Fig. 2: Geographical sources of PM2.5 and modelling of molecular profiles.

a Relative contribution of air masses for each 48 hr sample (n = 40 time-points) originating from the Arabian Sea, Peninsular India, Indo-Gangetic Plain or Indian Ocean, and b the mean path of these four 10-day back-trajectory clusters around the receptor site MCOH (6.80°N, 73.20°E). The satellite image corresponds to the monitoring campaign day 2nd of February, 2018 (NASA Worldview; https://worldview.earthdata.nasa.gov/). c Scores of the orthogonal partial least square (OPLS; 2 + 1 + 0) multivariate model correlating the back-trajectories to the nontarget (LC+GC) HRMS chemical profiles of PM2.5 samples, with Indian Ocean back-trajectory cluster cross-validated [CV]-ANOVA p value = 0.0013. See also principal component analysis (PCA) in Fig. S10, and details in Supplementary data 3—Models and statistics OPLS 2 + 1). Each sample is colored according to the most dominant back-trajectory within the 48 h window. d Tropospheric nitrogen dioxide (NO2) levels measured along the back-trajectories by satellite remote sensing (OMI/Aura; NASA). e Polycyclic aromatic compound abundance (±SE) in GC-HRMS for analytes identified at Level 1 (dibenzo[a,i]pyrene, 4H-cyclopenta[def]phenanthren-4-one, benzo[b]naphto[1,2-d]thiophene).
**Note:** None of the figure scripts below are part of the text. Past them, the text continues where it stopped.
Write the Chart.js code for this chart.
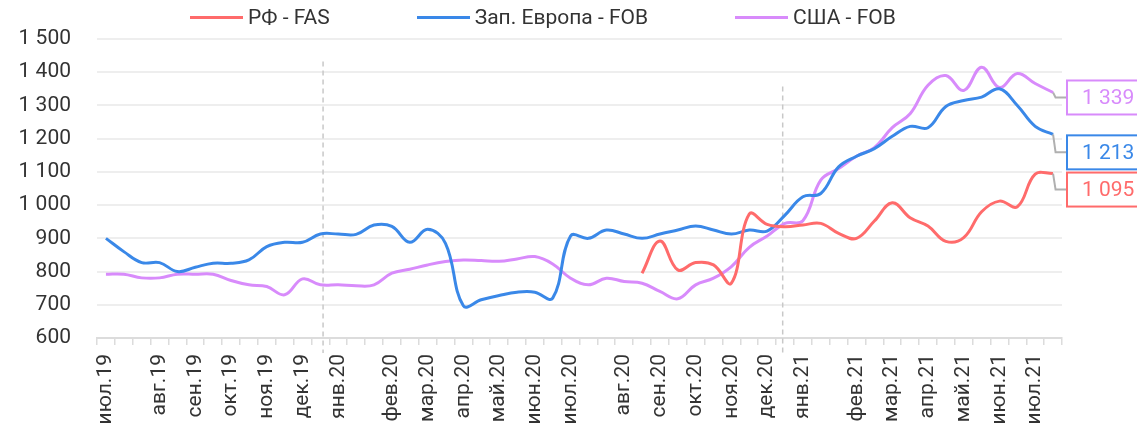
<!DOCTYPE html>
<html>
<head>
<meta charset="utf-8">
<script src="https://cdn.jsdelivr.net/npm/chart.js@4"></script>
<style>
    body { margin: 0; background: #fff; font-family: Roboto, sans-serif; }
    #wrap { position: relative; width: 1137px; height: 423px; overflow: hidden; }
    #legend { position: absolute; top: 3px; left: 190px; display: flex; gap: 87px; font-size: 21px; color: #333; line-height: 28px; }
    #legend .item { display: flex; align-items: center; white-space: nowrap; }
    #legend .mark { width: 53px; height: 3px; margin-right: 5px; }
</style>
</head>
<body>
<div id="wrap">
    <canvas id="priceChart" width="1137" height="423"></canvas>
    <div id="legend"></div>
</div>
<script>
const categories = [
    'июл.19', '', '', 'авг.19', '', 'сен.19', '', 'окт.19', '', 'ноя.19', '', 'дек.19', '',
    'янв.20', '', '', 'фев.20', '', 'мар.20', '', 'апр.20', '', 'май.20', '', 'июн.20', '',
    'июл.20', '', '', 'авг.20', '', 'сен.20', '', 'окт.20', '', 'ноя.20', '', 'дек.20', '',
    'янв.21', '', '', 'фев.21', '', 'мар.21', '', 'апр.21', '', 'май.21', '', 'июн.21', '',
    'июл.21', ''
];

const rfFas = [
    null, null, null, null, null, null, null, null, null, null,
    null, null, null, null, null, null, null, null, null, null,
    null, null, null, null, null, null, null, null, null, null,
    795, 892, 805, 827, 820, 765, 973, 942, 935, 940,
    945, 915, 900, 952, 1007, 962, 937, 891, 902, 980,
    1012, 995, 1093, 1095
];

const westEuropeFob = [
    900, 860, 827, 827, 800, 813, 825, 825, 835, 875,
    888, 888, 913, 913, 912, 940, 936, 888, 927, 885,
    697, 715, 728, 738, 738, 720, 907, 900, 925, 913,
    900, 913, 925, 937, 925, 913, 925, 922, 970, 1025,
    1035, 1115, 1147, 1170, 1207, 1237, 1233, 1297, 1315, 1325,
    1350, 1300, 1237, 1213
];

const usaFob = [
    792, 792, 781, 781, 792, 792, 792, 773, 760, 755,
    730, 778, 760, 760, 757, 760, 795, 807, 820, 830,
    835, 833, 831, 838, 845, 823, 780, 760, 780, 770,
    765, 740, 718, 760, 780, 815, 873, 907, 945, 953,
    1075, 1110, 1147, 1173, 1233, 1275, 1361, 1390, 1345, 1415,
    1354, 1396, 1366, 1339
];

const yTicks = [600, 700, 800, 900, 1000, 1100, 1200, 1300, 1400, 1500];

// year separators: position on the category axis and value where the dash starts
const yearBreaks = [12.15, 37.87];
const yearBreakTops = [1432, 1357];

const seriesNames = ['РФ - FAS', 'Зап. Европа - FOB', 'США - FOB'];
const seriesColors = ['#ff6b6b', '#3a88e8', '#d88bfb'];
const endLabelShift = [16, 18, 5];

const fmt = (v) => String(v).replace(/\B(?=(\d{3})+(?!\d))/g, ' ');

const yearBreakPlugin = {
    id: 'yearBreaks',
    beforeDatasetsDraw(chart) {
        const { ctx, scales: { x, y } } = chart;
        ctx.save();
        ctx.strokeStyle = '#c8c8c8';
        ctx.lineWidth = 1.5;
        ctx.setLineDash([5, 4]);
        yearBreaks.forEach((pos, i) => {
            const px = x.getPixelForValue(pos);
            ctx.beginPath();
            ctx.moveTo(px, y.getPixelForValue(yearBreakTops[i]));
            ctx.lineTo(px, y.bottom + 15);
            ctx.stroke();
        });
        ctx.restore();
    }
};

const endLabelPlugin = {
    id: 'endLabels',
    afterDatasetsDraw(chart) {
        const { ctx, chartArea } = chart;
        const boxLeft = chartArea.right + 5;
        ctx.save();
        chart.data.datasets.forEach((ds, i) => {
            const meta = chart.getDatasetMeta(i);
            const pt = meta.data[meta.data.length - 1];
            const ly = pt.y + endLabelShift[i];
            ctx.strokeStyle = '#b0b0b0';
            ctx.lineWidth = 2;
            ctx.setLineDash([]);
            ctx.beginPath();
            ctx.moveTo(pt.x, pt.y);
            ctx.lineTo(pt.x + 2.5, ly);
            ctx.lineTo(boxLeft, ly);
            ctx.stroke();

            ctx.fillStyle = '#fff';
            ctx.fillRect(boxLeft, ly - 17, 84, 34);
            ctx.strokeStyle = ds.borderColor;
            ctx.strokeRect(boxLeft, ly - 17, 84, 34);

            ctx.fillStyle = ds.borderColor;
            ctx.font = '21px Roboto';
            ctx.textBaseline = 'middle';
            ctx.textAlign = 'left';
            ctx.fillText(fmt(ds.data[ds.data.length - 1]), boxLeft + 15, ly + 1);
        });
        ctx.restore();
    }
};

Chart.defaults.font.family = 'Roboto';
Chart.defaults.font.size = 21;
Chart.defaults.color = '#333';

const datasets = [rfFas, westEuropeFob, usaFob].map((data, i) => ({
    label: seriesNames[i],
    data,
    borderColor: seriesColors[i],
    backgroundColor: seriesColors[i],
    borderWidth: 3,
    pointRadius: 0,
    tension: 0.4,
    fill: false
}));

const chart = new Chart(document.getElementById('priceChart'), {
    type: 'line',
    data: { labels: categories, datasets },
    options: {
        responsive: false,
        animation: false,
        layout: { padding: { top: 39, right: 75, left: 0, bottom: 0 } },
        plugins: {
            legend: { display: false },
            tooltip: { enabled: false }
        },
        scales: {
            x: {
                offset: true,
                grid: { offset: true, drawOnChartArea: false, drawTicks: true, tickLength: 7, color: '#dcdcdc', lineWidth: 1.5 },
                border: { color: '#dcdcdc', width: 2 },
                ticks: { autoSkip: false, maxRotation: 90, minRotation: 90, padding: 9, color: '#333' },
                afterFit: (axis) => { axis.height = 85; }
            },
            y: {
                min: yTicks[0],
                max: yTicks[yTicks.length - 1],
                afterBuildTicks: (axis) => { axis.ticks = yTicks.map((v) => ({ value: v })); },
                ticks: { padding: 26, color: '#333', callback: (v) => fmt(v) },
                grid: { color: '#eeeeee', lineWidth: 2, drawTicks: false },
                border: { display: false },
                afterFit: (axis) => { axis.width = 97; }
            }
        }
    },
    plugins: [yearBreakPlugin, endLabelPlugin]
});

document.getElementById('legend').innerHTML = seriesNames.map((name, i) => `
    <div class="item"><span class="mark" style="background:${seriesColors[i]}"></span>${name}</div>
`).join('');
</script>
</body>
</html>
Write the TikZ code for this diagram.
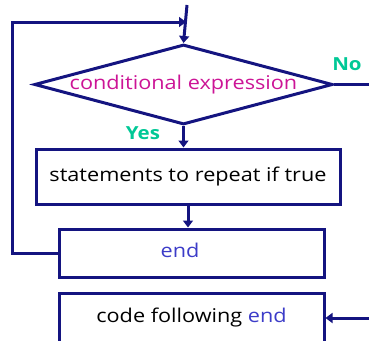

Error bars indicate S.E. Significant differences relative of levels in Arabian Sea (n = 14), Peninsular India (n = 13), and Indo-Gangetic Plain (n = 7) to the Indian Ocean (n = 6) are shown by the Welch t-test (two-sided): *p ≤ 0.05; **p ≤ 0.01; ***p ≤ 0.001; and ****p ≤ 0.0001 (d.f. = 18, 17, 11).